At the local Chambers of Commerce, it’s become a hot topic of conversation. The combination of lost productivity and additional healthcare costs has gotten their attention, the mayor says. 

“They have to be,” asserted Stanton. “This opioid crisis cannot continue to grow as exponentially as it has over the last few years. To be perfectly honest, I think it caught a lot of us off guard, as to just how expansive it was and how dangerous it is. We’re playing a little catch-up, but we plan to play catch-up very aggressively and successfully.” 

One area business that is dealing with the opioid crisis each day is North Scottsdale-based Blue Door Therapeutics, which claims to be the first treatment center in the world to combine the use of medical cannabis along with traditional medicine as an exit strategy for opiate use disorder.

Blue Door was founded by Dr. Gina Berman, a former emergency room physician who, in the course of treating increasingly greater numbers of patients for opioid use and dependence, became disenchanted with what she calls a dysfunctional cycle. That experience led her to try a different treatment path.

“What we try to do is provide a place where patients can get a whole host of services,” Berman said. “Anything in our toolkit that we feel can be helpful to a patient that wants to get off opioids. That involves things that the traditional medical community might shun, such as acupuncture, cannabis or massage therapy and things that naturopaths might shun, such as buprenorphine. Each of the medical specialties kind of looks down its nose at the others, so we tried to remove those barriers.”

In between her job as an emergency room physician and founding Blue Door Therapeutics, Berman became the medical director of a medical marijuana dispensary, which finally made her feel like she was part of the solution. Rather than prescribing addicts even more opioids and continuing the abuse/addiction cycle, she was able to treat patients with something less habit-forming, less dangerous, with fewer side effects and that helped them overcome their addictions, she said. 

While the treatment protocols at Blue Door Therapeutics may seem unconventional, there is some evidence backing their usefulness. Berman notes that there are studies pointing to the efficacy of acupuncture in treating addiction, as well as some research backing the benefits of massage therapy. Testing of cannabis, however, is more problematic. 

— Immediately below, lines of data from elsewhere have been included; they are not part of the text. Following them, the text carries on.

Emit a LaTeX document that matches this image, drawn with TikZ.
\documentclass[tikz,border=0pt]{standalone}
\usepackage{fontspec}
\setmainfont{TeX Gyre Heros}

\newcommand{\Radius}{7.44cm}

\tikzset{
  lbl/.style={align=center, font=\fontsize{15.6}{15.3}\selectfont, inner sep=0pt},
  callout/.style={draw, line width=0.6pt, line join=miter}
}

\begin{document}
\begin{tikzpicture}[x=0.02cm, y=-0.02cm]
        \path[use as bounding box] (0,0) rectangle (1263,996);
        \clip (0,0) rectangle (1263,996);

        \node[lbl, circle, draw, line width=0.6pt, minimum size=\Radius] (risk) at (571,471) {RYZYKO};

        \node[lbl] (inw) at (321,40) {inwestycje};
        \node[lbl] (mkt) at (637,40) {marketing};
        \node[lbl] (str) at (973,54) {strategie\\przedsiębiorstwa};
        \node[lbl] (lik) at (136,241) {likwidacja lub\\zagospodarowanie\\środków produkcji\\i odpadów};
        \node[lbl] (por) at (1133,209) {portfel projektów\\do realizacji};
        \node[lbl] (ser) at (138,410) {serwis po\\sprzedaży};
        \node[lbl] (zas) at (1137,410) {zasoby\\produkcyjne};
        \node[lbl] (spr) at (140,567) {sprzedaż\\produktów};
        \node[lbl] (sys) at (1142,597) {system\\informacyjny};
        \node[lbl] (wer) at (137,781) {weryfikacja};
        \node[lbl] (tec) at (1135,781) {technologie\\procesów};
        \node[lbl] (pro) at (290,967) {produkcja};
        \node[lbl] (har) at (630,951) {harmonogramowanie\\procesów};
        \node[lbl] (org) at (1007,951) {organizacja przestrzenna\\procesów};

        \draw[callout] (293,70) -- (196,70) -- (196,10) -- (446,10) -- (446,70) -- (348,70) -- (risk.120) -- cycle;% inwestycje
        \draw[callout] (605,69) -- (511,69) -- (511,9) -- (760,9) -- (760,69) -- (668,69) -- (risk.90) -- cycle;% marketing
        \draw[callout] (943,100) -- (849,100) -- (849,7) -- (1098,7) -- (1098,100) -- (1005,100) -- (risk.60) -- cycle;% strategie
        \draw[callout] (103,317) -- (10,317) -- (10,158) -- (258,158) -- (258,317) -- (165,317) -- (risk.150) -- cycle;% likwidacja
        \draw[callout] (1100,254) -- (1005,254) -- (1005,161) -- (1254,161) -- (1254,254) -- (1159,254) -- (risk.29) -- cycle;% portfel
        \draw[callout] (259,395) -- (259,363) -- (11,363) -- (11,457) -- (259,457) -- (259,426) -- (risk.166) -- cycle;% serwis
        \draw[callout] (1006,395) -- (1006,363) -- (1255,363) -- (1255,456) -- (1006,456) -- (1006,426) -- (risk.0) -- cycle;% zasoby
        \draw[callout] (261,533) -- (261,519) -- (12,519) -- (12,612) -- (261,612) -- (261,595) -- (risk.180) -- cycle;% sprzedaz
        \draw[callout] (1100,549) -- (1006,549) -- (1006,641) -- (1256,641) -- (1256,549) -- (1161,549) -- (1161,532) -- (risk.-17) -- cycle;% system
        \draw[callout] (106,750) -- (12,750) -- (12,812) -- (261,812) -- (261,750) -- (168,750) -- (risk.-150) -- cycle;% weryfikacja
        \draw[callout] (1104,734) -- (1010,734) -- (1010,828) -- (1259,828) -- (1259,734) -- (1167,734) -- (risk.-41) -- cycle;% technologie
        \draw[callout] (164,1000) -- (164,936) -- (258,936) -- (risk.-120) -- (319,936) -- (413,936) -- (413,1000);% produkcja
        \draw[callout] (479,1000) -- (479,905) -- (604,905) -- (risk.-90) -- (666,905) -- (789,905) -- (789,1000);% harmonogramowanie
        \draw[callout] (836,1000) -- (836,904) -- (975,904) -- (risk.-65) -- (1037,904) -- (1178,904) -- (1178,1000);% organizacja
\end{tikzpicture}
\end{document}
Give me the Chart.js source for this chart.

“The problem with cannabis is that once you start getting into real research — which for me is a double-blind, randomized, controlled trial — you can’t get institutional review board approval for it,” Berman said. 

One of the most significant hurdles for cannabis testing is that marijuana is still classified as a Schedule 1 drug by the DEA, just like heroin, which means it is restricted by law. This makes testing more challenging, according to Berman, who says she would like to do a head-to-head study, comparing buprenorphine and cannabis for the treatment of opioid dependence. 

Berman applauds the state for placing a limit on first-time prescriptions. “I think that gathering the data, making sure that we’re fully aware of what the issue is, limiting prescriptions, increasing access and reimbursement for patient services, and making sure that patients have access to real, meaningful healthcare are the things that really matter,” Berman said.